Well, despite being in a deep and dreadful drama slump for several weeks (and getting increasingly bored with Bride of the Water God), I managed to rouse enough energy to try out a couple of NEW new shows. With lots of busy stuff going on in real life, I gravitated to the new comedies—Strongest Deliveryman and Manhole—first, though I’m still trying to build up the courage to try out Save Me.
Can any of these break the recent drama curse?
|Food delivery is no laughing matter.|
What it’s about: Choi Kang Soo (Go Kyung Pyo) and Lee Dan Ah (Choi Soo Bin) are hardworking delivery people who clash when they start working for the same restaurant. They also get tangled up with a couple of rich kids, Oh Jin Gyu (Kim Sun Ho) and Lee Ji Yoon (Go Won Hee).
Episodes watched: 4
First impressions: I like it, but I’m not in love with it. At this point, I’m sticking around for our central characters, all of whom have some interesting little quirk to keep me intrigued.
I came into the series assuming that Chae Soo Bin and Go Kyung Pyo would be fantastic, but I’ve found myself surprisingly engaged by the character of Oh Jin Gyu. Yes, he’s a stupid rich kid who does terrible things and has a long road of redemption ahead, but Kim Sun Ho is playing him extremely well and balancing that line of making you feel sympathetic and rooting for him to turn things around even when you’re furious at what he’s done.
I’ve seen some fan comments complaining of “oppa favoritism” with Oh Jin Gyu, saying that viewers are overly tolerant of his character while unfairly criticizing Dan Ah. While I think there is a general tendency to go easier on male leads than female leads, I don’t think that’s necessarily the case here.
For the most part, I like Dan Ah. I can also 100% recognize that Jin Gyu’s actions had far worse outcomes than Dan Ah kicking people in the nuts or blackmailing them. But the reason her behavior bothers me more is that the show itself recognizes his actions as bad and has clearly established that it’s not okay, all while shrugging at everything Dan Ah does as “but she’s a badass who takes care of herself!” Sorry, but blackmailing someone for cross dressing in the privacy of their own room isn’t “badass” in my book, and it hinders my appreciation of a character I would otherwise support totally and completely.
Weirdly, at this point I’m having the hardest time connecting to Kang Soo out of everyone, which shouldn’t be the case since, you know, he’s the main character and all. I know we got his sad backstory and all, but I guess we haven’t really seen enough of his actual personality to know much beyond “nice guy with lots of scooter buddies,” which isn’t enough to make me care. Of course, the perm doesn’t exactly help me take him seriously, either.
In any case, I care enough about everyone else to stick around to see what happens with Kang Soo.
Manhole (Feel So Good)
What it’s about: Sad, pathetic loser Bong Pil (Jaejoong) is devastated that his longtime friend and love of his life Kang Soo Jin (UEE) is getting married to another guy. Suddenly, he gets a chance to set things right when he travels through a magical burping manhole (Yup, as weird as it sounds) into the past.
Episodes watched: 2
First impressions: 30 minutes into episode 1, I almost quit. It was slapstick and cheesy in all the wrong ways, and Pil’s constant flailing and whining made me think it was no wonder Soo Jin pretended to have no idea Pil was in love with her all that time.

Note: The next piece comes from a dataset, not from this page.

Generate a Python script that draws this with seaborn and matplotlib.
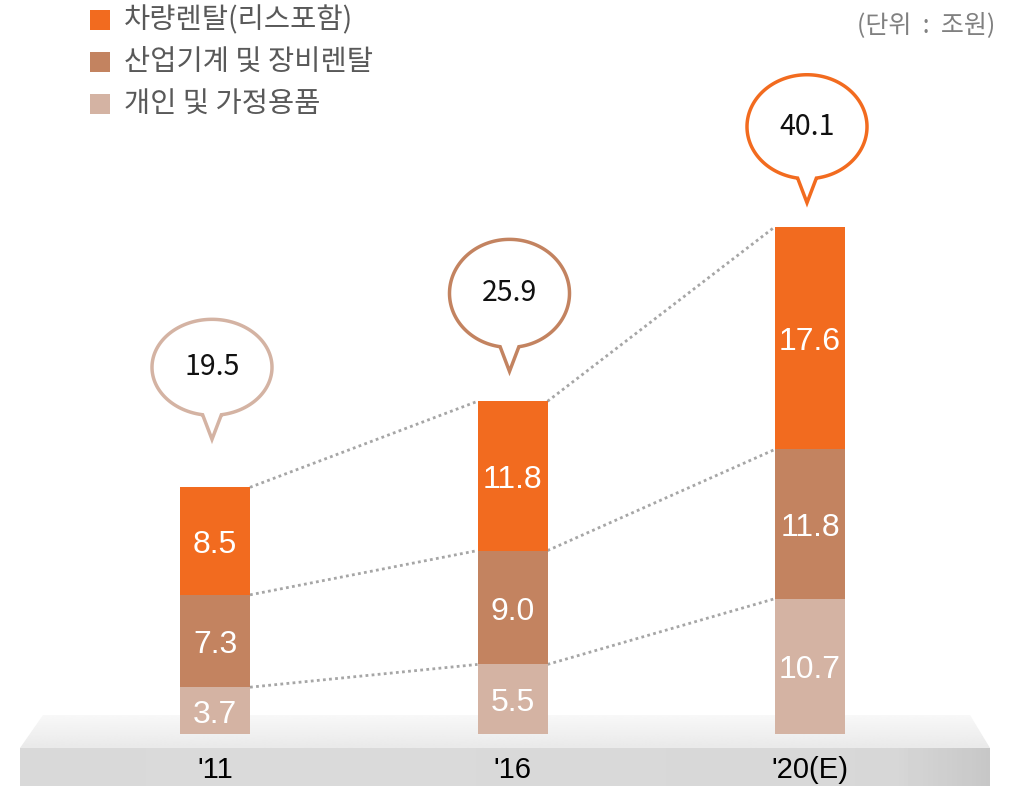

It also seemed like a waste to assemble such a large cast of neighborhood regulars if those characters were all going to feel slick and empty instead of lived in and real like the very best neighborhood stories should.
After sticking it out for two episodes, I can’t say that the slapstick is gone or that I really care about the neighborhood crew yet, but there were a few key moments that made me want to come back for this week’s episodes:
- The moment where Pil tries to confess to Soo Jin (and she nods eeeeever so slightly to encourage him) had that emotional hook I was missing earlier in the episode. In that one moment, I was aching for both of them not being able to say what they wanted to say.
- When Pil comforts Soo Jin after the mirror falls, he seems like a totally different person. Suddenly, you see what he’s like when all the self-consciousness is stripped away, and that makes me want to know how he got from that popular, helpful guy in high school to the whiny loser he became in the present day (and how he can switch back, of course).
- The prospect of the butterfly effect making Pil into a gangster is just too good to resist. I have to stick around for episode 3!
Honestly, I think I responded better to this series having read comments about how pathetic Pil is and how slapstick the comedy is ahead of time. It helped me push through all that nonsense and get to the hints of something better I might have missed otherwise.
What Do You Think?
Are you watching either show? Or something else entirely? Let’s beat this drama slump together!